[EXERCISE BRIEF]:
Produce nothing but an exact copy of the lines from the one containing "Give me the matplotlib source for this chart." through the one containing "plt.rcParams['font.family'] = ['DejaVu Sans']", and do not carry over pictures.
***** SUPPLIED RECORDS
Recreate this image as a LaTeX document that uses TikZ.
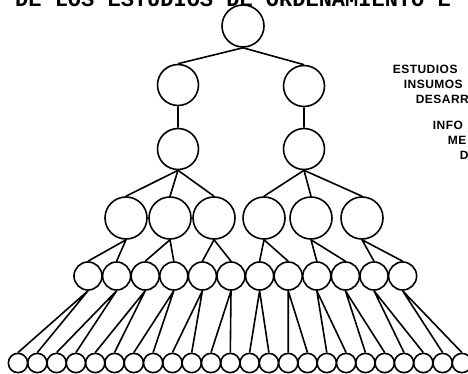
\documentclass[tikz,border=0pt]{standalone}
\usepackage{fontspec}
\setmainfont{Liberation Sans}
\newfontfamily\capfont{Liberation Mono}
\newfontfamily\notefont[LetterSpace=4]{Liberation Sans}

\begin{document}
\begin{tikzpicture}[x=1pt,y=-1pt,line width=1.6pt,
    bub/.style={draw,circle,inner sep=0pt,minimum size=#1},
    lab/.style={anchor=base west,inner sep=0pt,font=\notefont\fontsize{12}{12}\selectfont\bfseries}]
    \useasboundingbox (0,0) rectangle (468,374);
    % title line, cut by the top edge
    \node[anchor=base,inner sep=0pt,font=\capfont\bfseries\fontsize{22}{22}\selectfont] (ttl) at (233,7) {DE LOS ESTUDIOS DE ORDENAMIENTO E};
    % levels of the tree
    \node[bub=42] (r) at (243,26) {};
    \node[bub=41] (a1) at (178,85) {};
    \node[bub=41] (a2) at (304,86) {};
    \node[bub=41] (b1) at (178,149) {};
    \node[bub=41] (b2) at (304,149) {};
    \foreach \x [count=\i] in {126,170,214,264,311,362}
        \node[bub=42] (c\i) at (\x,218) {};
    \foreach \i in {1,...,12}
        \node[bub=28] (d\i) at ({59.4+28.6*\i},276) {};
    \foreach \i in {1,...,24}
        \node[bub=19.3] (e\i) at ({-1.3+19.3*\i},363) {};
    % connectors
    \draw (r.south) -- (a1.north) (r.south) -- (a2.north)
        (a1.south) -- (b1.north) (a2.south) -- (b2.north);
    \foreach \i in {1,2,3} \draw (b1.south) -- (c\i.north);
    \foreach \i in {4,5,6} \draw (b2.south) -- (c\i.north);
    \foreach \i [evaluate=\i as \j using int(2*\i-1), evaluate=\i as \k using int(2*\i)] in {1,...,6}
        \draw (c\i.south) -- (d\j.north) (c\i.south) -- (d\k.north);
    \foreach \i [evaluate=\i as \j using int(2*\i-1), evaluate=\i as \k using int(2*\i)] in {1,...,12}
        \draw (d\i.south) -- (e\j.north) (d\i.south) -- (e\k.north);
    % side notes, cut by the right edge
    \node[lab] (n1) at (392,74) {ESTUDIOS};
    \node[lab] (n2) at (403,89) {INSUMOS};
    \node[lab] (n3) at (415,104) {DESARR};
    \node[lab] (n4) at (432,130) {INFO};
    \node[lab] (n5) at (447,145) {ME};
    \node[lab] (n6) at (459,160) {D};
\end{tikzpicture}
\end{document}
**********
***** SUPPLIED RECORDS
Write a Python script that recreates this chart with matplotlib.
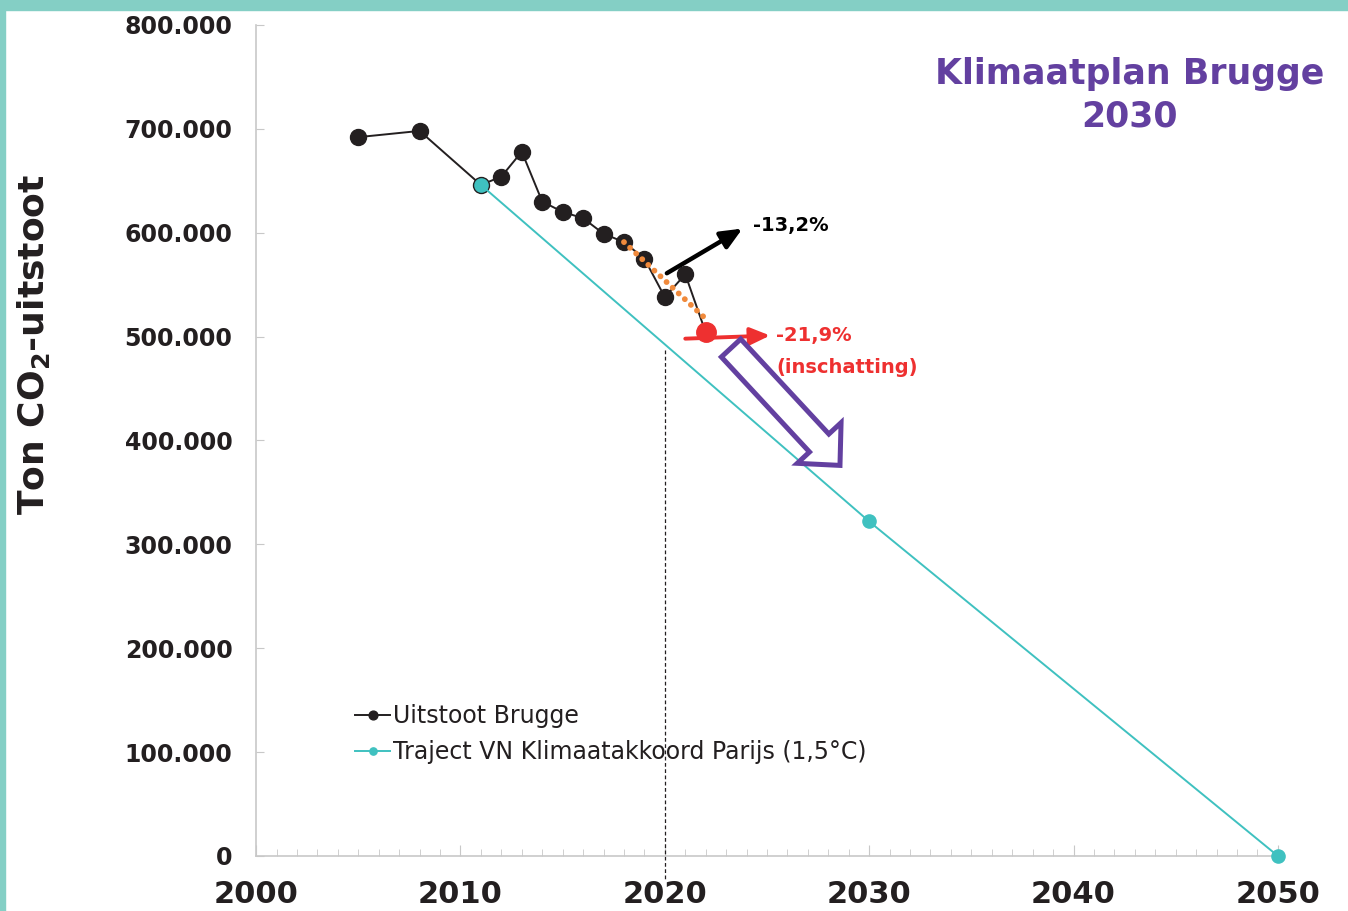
**********
***** SUPPLIED RECORDS
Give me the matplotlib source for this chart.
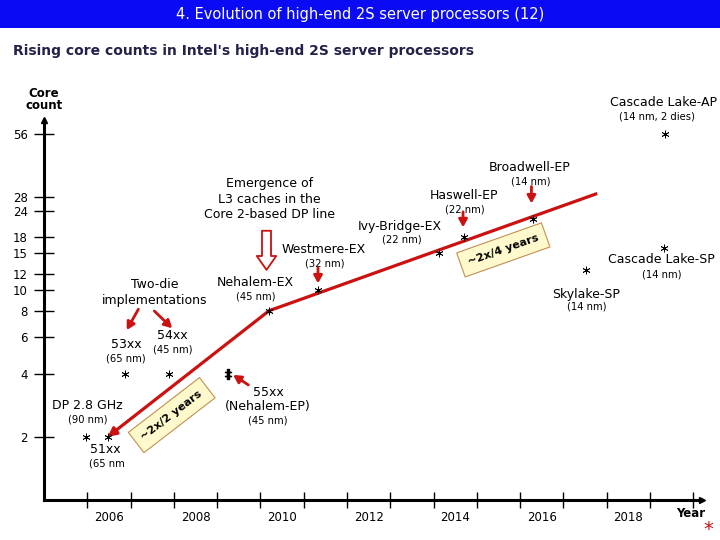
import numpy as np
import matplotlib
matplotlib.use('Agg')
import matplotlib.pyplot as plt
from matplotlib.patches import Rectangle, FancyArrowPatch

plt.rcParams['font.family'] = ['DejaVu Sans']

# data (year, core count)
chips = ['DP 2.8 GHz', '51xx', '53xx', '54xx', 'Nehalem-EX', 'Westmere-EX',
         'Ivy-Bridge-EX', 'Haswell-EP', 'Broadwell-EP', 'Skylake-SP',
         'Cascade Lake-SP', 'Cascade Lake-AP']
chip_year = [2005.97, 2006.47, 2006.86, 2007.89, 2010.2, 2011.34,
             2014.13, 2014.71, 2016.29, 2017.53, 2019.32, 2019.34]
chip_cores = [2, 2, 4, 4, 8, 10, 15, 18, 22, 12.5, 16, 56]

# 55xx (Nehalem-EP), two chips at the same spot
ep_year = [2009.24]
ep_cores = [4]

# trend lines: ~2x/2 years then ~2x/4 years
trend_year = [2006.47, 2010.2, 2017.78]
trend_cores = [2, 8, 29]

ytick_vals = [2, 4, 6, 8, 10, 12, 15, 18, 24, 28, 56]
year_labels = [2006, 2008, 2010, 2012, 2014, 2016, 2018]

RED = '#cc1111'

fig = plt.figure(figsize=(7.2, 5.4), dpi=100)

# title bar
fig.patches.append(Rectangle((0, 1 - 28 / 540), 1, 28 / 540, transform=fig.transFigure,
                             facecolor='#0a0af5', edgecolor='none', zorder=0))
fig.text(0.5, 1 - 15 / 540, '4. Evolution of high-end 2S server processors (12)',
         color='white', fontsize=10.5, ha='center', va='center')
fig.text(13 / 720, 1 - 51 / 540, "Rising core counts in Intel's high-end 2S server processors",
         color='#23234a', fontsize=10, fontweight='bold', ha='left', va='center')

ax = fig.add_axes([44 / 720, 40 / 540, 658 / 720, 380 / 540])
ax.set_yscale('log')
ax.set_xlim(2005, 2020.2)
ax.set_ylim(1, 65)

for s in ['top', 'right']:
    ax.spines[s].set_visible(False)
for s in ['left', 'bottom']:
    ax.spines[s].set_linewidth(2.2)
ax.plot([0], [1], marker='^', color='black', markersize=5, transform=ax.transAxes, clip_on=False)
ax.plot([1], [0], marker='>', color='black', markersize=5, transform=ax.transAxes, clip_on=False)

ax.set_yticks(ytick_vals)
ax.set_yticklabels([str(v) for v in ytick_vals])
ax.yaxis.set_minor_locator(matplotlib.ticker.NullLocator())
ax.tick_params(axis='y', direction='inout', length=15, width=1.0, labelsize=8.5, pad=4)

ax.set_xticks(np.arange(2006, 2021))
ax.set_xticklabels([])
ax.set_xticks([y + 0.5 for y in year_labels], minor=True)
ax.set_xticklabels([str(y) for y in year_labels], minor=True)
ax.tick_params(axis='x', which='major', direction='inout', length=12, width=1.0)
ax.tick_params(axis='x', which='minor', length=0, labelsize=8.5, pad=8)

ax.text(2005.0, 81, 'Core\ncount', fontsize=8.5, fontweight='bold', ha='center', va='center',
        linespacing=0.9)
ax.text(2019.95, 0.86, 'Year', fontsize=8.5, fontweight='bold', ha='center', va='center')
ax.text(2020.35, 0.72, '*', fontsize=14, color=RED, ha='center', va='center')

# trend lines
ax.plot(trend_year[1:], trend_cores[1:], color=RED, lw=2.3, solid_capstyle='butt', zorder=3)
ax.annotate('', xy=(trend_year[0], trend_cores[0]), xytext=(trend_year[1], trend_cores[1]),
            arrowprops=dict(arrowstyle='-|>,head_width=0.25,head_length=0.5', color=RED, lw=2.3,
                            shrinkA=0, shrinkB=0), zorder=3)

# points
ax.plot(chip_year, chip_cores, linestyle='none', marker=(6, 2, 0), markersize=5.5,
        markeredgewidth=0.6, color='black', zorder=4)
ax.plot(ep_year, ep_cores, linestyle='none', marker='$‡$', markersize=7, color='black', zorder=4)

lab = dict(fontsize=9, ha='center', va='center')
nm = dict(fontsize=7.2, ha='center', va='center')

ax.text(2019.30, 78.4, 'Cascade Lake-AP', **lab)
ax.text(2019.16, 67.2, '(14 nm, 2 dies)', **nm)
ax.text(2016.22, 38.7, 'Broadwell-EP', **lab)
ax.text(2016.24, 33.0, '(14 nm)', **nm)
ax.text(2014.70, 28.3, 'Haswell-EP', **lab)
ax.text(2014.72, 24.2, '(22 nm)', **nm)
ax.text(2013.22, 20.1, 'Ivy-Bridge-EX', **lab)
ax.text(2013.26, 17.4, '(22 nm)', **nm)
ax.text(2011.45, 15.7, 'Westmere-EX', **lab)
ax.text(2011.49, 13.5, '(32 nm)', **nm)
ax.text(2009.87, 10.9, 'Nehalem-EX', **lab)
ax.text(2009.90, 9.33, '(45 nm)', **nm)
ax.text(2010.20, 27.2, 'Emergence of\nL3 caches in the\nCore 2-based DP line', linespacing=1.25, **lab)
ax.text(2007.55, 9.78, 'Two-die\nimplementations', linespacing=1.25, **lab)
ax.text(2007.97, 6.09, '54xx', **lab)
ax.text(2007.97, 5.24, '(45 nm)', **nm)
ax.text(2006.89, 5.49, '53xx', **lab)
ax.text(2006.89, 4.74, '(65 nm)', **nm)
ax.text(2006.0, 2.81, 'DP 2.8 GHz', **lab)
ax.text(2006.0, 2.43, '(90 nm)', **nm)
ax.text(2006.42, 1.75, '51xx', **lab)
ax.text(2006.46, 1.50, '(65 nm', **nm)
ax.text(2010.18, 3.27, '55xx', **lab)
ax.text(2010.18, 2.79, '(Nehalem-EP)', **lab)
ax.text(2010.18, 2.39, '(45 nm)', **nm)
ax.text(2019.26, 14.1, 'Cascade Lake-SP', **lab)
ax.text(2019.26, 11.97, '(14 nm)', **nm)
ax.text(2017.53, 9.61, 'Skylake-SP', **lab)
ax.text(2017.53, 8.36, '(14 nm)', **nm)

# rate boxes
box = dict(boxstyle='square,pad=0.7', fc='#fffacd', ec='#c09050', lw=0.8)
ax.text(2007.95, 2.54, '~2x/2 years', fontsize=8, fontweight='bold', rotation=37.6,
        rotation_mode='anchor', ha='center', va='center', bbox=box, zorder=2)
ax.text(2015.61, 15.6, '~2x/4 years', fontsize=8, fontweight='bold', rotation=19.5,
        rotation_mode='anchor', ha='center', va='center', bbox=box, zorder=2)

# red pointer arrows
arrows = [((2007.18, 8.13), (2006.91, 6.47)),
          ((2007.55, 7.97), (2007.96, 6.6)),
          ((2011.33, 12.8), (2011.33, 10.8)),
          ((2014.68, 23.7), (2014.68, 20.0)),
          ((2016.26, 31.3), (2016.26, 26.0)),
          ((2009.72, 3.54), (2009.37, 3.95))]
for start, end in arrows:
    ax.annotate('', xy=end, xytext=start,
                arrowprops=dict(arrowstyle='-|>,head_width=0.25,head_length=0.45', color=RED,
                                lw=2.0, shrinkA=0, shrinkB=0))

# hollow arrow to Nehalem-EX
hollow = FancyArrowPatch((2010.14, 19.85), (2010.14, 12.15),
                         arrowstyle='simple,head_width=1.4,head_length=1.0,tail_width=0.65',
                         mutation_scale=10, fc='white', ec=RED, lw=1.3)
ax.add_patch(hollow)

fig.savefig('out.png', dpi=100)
**********
[RESULT]:
Give me the matplotlib source for this chart.
import numpy as np
import matplotlib
matplotlib.use('Agg')
import matplotlib.pyplot as plt
from matplotlib.patches import Rectangle, FancyArrowPatch

plt.rcParams['font.family'] = ['DejaVu Sans']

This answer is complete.